Minggu, 06 Juli 2014

Ngerjain Penipu

Dapat pengalaman seru nih hari ini. Menjelang buka puasa, dari dalam kamar telpon genggam milik ibu saya berbunyi. "Siapa nang manalipun pas handak babuka nih (Siapa sih yang nelpon pas waktu buka puasa kayak gini?), gerutu beliau sambil melangkah ke kamar. Kebetulan beliau menerima telpon tersebut menggunakan loudspeaker sehingga suara dari penelpon terdengar jelas. "Halo, ini siapa?" kata Ibu. "Halo ini saya ganti nomor, kenal nggak dengan suara saya?" terdengar jawaban dari si penelpon. Mendengar bahasa Indonesia yang digunakan, langsung saya minta ponsel dari ibu yang masih kelihatan bingung karena beliau tidak terlalu lancar berbahasa Indonesia. Naluri saya sudah mencium aroma penipuan dengan modus sok kenal yang ujung-ujungnya minta bantuan uang untuk operasi isterinya yang mau melahirkan atau untuk biaya obat orang tuanya yang sakit keras.

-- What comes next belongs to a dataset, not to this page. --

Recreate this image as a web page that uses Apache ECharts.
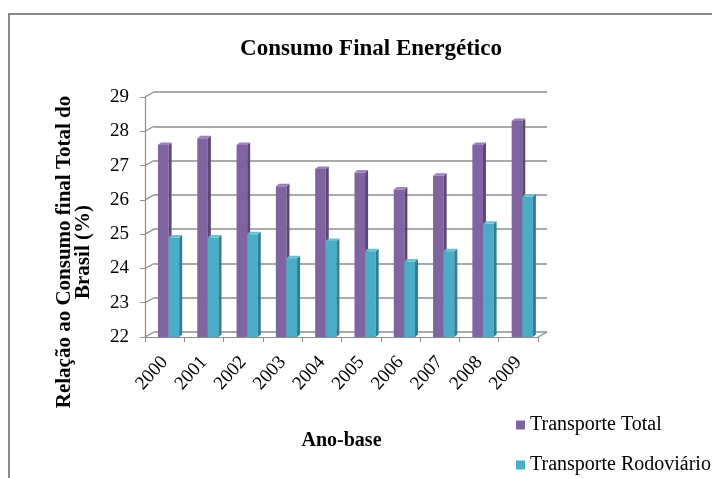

Padahal saya tahu betul di hp ibu nggak ada kenalan orang luar Kalimantan. 'Dari pada ditipu, mending lu yang kukerjain' demikian pikir saya.

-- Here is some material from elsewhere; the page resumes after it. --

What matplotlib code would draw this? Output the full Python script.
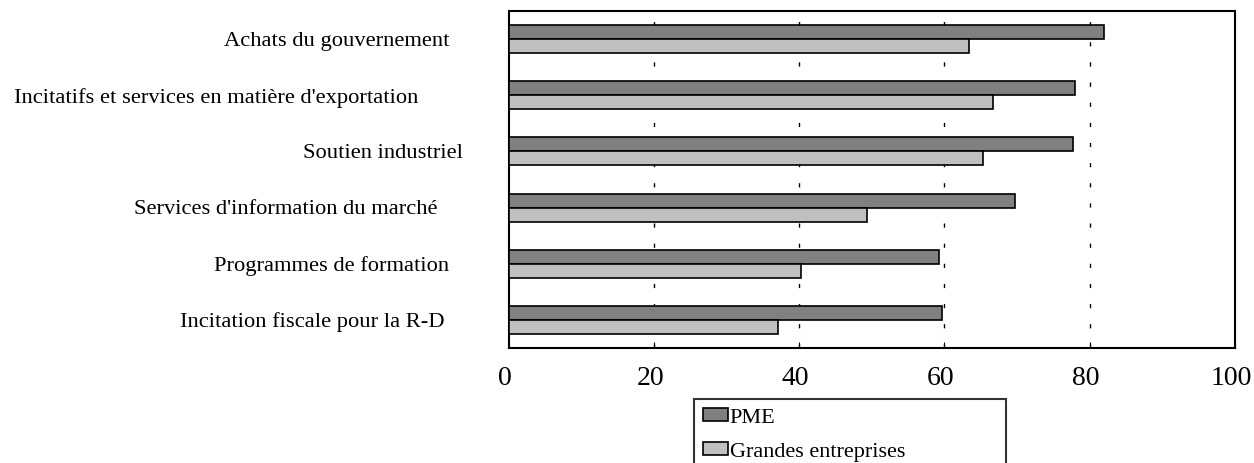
import matplotlib
matplotlib.use('Agg')
import matplotlib.pyplot as plt
import matplotlib.transforms as mtransforms
import numpy as np

plt.rcParams['font.family'] = 'Liberation Serif'

# Donnees
categories = ['Achats du gouvernement',
              "Incitatifs et services en matière d'exportation",
              'Soutien industriel',
              "Services d'information du marché",
              'Programmes de formation',
              'Incitation fiscale pour la R-D']
pme = [82.0, 78.0, 77.7, 69.7, 59.2, 59.7]
grandes = [63.4, 66.7, 65.3, 49.4, 40.2, 37.1]
xticks = [0, 20, 40, 60, 80, 100]

# decalage (px) du bord droit des libelles par rapport a l'axe
label_offsets = [59.5, 90.5, 45.5, 70.5, 59.5, 64.5]

fig = plt.figure(figsize=(12.54, 4.64), dpi=100)
ax = fig.add_axes([508.5/1254, 1 - 349/464, (1235 - 508.5)/1254, (349 - 12)/464])

n = len(categories)
y = np.arange(n)[::-1]
h = 0.25

ax.barh(y + h/2, pme, h, color='#808080', edgecolor='black', linewidth=1.2,
        label='PME', zorder=3)
ax.barh(y - h/2, grandes, h, color='#c0c0c0', edgecolor='black', linewidth=1.2,
        label='Grandes entreprises', zorder=3)

ax.set_xlim(0, 100)
ax.set_ylim(-0.5, n - 0.5)
ax.set_xticks(xticks)
ax.set_xticklabels([str(t) for t in xticks], fontsize=20)
ax.tick_params(axis='x', direction='in', length=4, width=0.8, pad=12)
ax.set_yticks([])

# petit decalage a gauche des etiquettes de l'axe x
shift = mtransforms.ScaledTranslation(-3.5/100, 0, fig.dpi_scale_trans)
for lbl in ax.get_xticklabels():
    lbl.set_transform(lbl.get_transform() + shift)

# grille pointillee
for t in xticks[1:-1]:
    ax.axvline(t, color='black', linewidth=1, dashes=(3, 11.5), zorder=1)

for s in ax.spines.values():
    s.set_linewidth(1.5)

# libelles des categories
tr = mtransforms.blended_transform_factory(ax.transAxes, ax.transData)
for yi, lab, off in zip(y, categories, label_offsets):
    ax.annotate(lab, xy=(0, yi), xycoords=tr, xytext=(-off * 0.72, -1),
                textcoords='offset points', ha='right', va='center', fontsize=16.2)

leg = fig.legend(loc='upper left', bbox_to_anchor=(694/1254, 0, 312/1254, 1 - 400/464),
                 bbox_transform=fig.transFigure, mode='expand', borderaxespad=0,
                 fontsize=16, frameon=True, fancybox=False, edgecolor='black',
                 handlelength=1.13, handleheight=0.54, handletextpad=0.08,
                 labelspacing=0.64, borderpad=0.4)
leg.get_frame().set_linewidth(1.5)

plt.savefig('out.png', dpi=100)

Akhirnya terjadilah percakapan seperti ini:
S (Saya) : Halo!, ini siapa?
Penelpon (P) : Ini saya, masa nggak kenal?
S : Siapa Ya?
P : Coba ingat-ingat lagi, kenal nggak dengan suara saya?
S : Ooh, Abdul Ya? (Sekenanya)
P : Iya, betul sekali! ( dengan bersemangat, padahal saya nggak punya kenalan Abdul dengan logat bahasa yang khas seperti itu. Hehe mulai kena dia)
S : Waah Mas, gimana kabarnya nih, kemarin-kemarin saya telpon nggak pernah aktif.
P : Iya, ini saya ganti nomor. Nomor yang dulu sudah nggak aktif.
S : Wah, kebetulan sekali ini. Gimana dengan pembayaran yang 2 M kemarin Mas. Bisa nggak dilunasi secepatnya?
(Saya mulai beraksi. Tak terdengar sahutan sejenak, lalu kemudian dengan agak gagap dia menjawab)
P : Oh, .. iya yang itu Ya. Makanya saya hubungi.
S : Katanya kan Mas mau melunasinya tanggal 1 tadi. Tapi saya tunggu-tunggu nggak masuk-masuk uangnya. Pas saya telpon juga nggak diangkat.
(Ayah, ibu dan adik saya yang ikut mendengarkan berusaha sekuat tenaga menahan tawa)
P : Ya itulah Mas, Bisa nggak pembayarannya saya cicil ( suaranya semakin terdengar ragu-ragu)
S :  Waah, nggak Bisa Mas, kan Antum sudah janji membayar cash. Ini proyek saya yang di Bogor juga terbengkalai. Mana karyawan juga minta gajian. Saya harap Bisa ditransfer besok Ya Mas. (Proyek Milyaran dalam mimpi. Kkkkkk)
P : Rekeningnya yang mana Mas?
S : Rekeningnya yang dulu aja. Tapi biar lebih cepat ke BCA atau Mandiri aja. (Padahal saya nggak punya rekening BCA. Kalo rekening Mandiri itupun tabungan haji. Kikikikik)
S : Oke Mas, saya tunggu Ya. Ini sudah mau buka puasa nih. (Telpon saya tutup)
Semula saya kira dia nggak akan nelpon lagi karena tau saya kerjain. Eh, ternyata saya salah. Entah skenario apa yang sedang disiapkannya. Sepulang shalat Maghrib dari Mushalla, telpon kembali berdering. Sebenarnya saya ingin meladeninya lebih lama. Tapi karena ada kerjaan, saya skak mat saja penelpon usil ini.
P : ini Mas lagi santai di rumah Ya?
S : iya, ini Abdul kan.
P : iya.
S : Kenal nggak sama saya?
P : Iya kenal lah.
S : Kalo kenal, siapa nama saya?
P : Siapa Ya (kembali terdengar tidak yakin)
S : Masa Mas nelpon saya nggak ada nama saya di hp Mas. (Tut...tut...tut... akhirnya dia kabur sendiri).